# Excerpted data:
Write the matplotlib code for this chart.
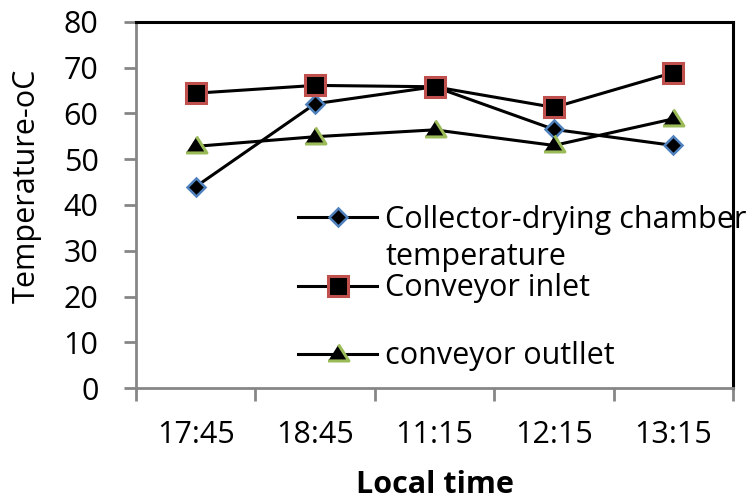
import matplotlib
matplotlib.use("Agg")
import matplotlib.pyplot as plt
import numpy as np

plt.rcParams['font.family'] = ['Open Sans', 'DejaVu Sans']

# local time of each reading
times = ["17:45", "18:45", "11:15", "12:15", "13:15"]

# temperatures in deg C
collector_chamber = [44.0, 62.1, 65.8, 56.5, 53.0]
conveyor_inlet = [64.4, 66.1, 65.8, 61.3, 68.9]
conveyor_outlet = [52.8, 54.9, 56.4, 53.0, 58.8]

AXIS_GREY = "#868686"
FS = 22

fig = plt.figure(figsize=(7.52, 5.0), dpi=100)
ax = fig.add_axes([0.1809, 0.2234, 0.7939, 0.7332])

# flat-bottomed triangle, a bit wider than tall
tri = [(-1.0, -0.62), (1.0, -0.62), (0.0, 0.95)]

x = np.arange(len(times))
ax.plot(x, collector_chamber, color="black", lw=2.2, marker="D", ms=9.5,
        mfc="black", mec="#4f81bd", mew=1.8, label="Collector-drying chamber")
ax.plot(x, conveyor_inlet, color="black", lw=2.2, marker="s", ms=14,
        mfc="black", mec="#c0504d", mew=2.2, label="Conveyor inlet")
ax.plot(x, conveyor_outlet, color="black", lw=2.2, marker=tri, ms=15,
        mfc="black", mec="#9bbb59", mew=2.2, label="conveyor outllet")

ax.set_xlim(-0.5, len(times) - 0.5)
ax.set_ylim(0, 80)
ax.set_yticks(range(0, 81, 10))
ax.tick_params(axis="y", direction="out", length=9, width=2, color=AXIS_GREY,
               labelsize=FS, pad=18)

# category axis: tick marks between categories, labels centred on them
ax.set_xticks(np.arange(len(times) + 1) - 0.5)
ax.set_xticklabels([])
ax.set_xticks(x, minor=True)
ax.set_xticklabels(times, minor=True)
ax.tick_params(axis="x", which="major", direction="out", length=9, width=2,
               color=AXIS_GREY)
ax.tick_params(axis="x", which="minor", length=0, labelsize=FS, pad=23)

for s in ["left", "bottom"]:
    ax.spines[s].set_color(AXIS_GREY)
    ax.spines[s].set_linewidth(2)
for s in ["top", "right"]:
    ax.spines[s].set_color("black")
    ax.spines[s].set_linewidth(2.2)

ax.set_ylabel("Temperature-oC", fontsize=22)
ax.yaxis.set_label_coords(-0.158, 0.552)
ax.set_xlabel("Local time", fontsize=22, fontweight="bold")
ax.xaxis.set_label_coords(0.5, -0.222)

leg = ax.legend(loc="upper left", bbox_to_anchor=(0.271, 0.50), frameon=False,
                fontsize=FS, handlelength=2.6, handletextpad=0.26,
                labelspacing=1.25, borderaxespad=0, borderpad=0)

# second line of the first legend label, set under its first line
fig.canvas.draw()
first = leg.get_texts()[0]
bb = first.get_window_extent().transformed(ax.transAxes.inverted())
ax.text(bb.x0, bb.y0 - 0.02, "temperature", transform=ax.transAxes,
        fontsize=FS, ha="left", va="top")

fig.savefig("out.png", dpi=100)
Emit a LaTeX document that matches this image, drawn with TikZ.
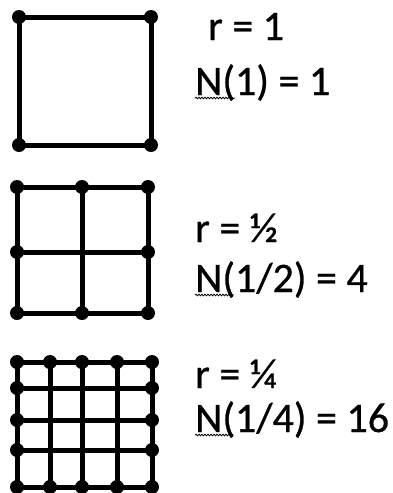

# What you should do:
Every line in the data that holds "this" should be copied out.

# Solved problem:
Write the matplotlib code for this chart.
Emit a LaTeX document that matches this image, drawn with TikZ.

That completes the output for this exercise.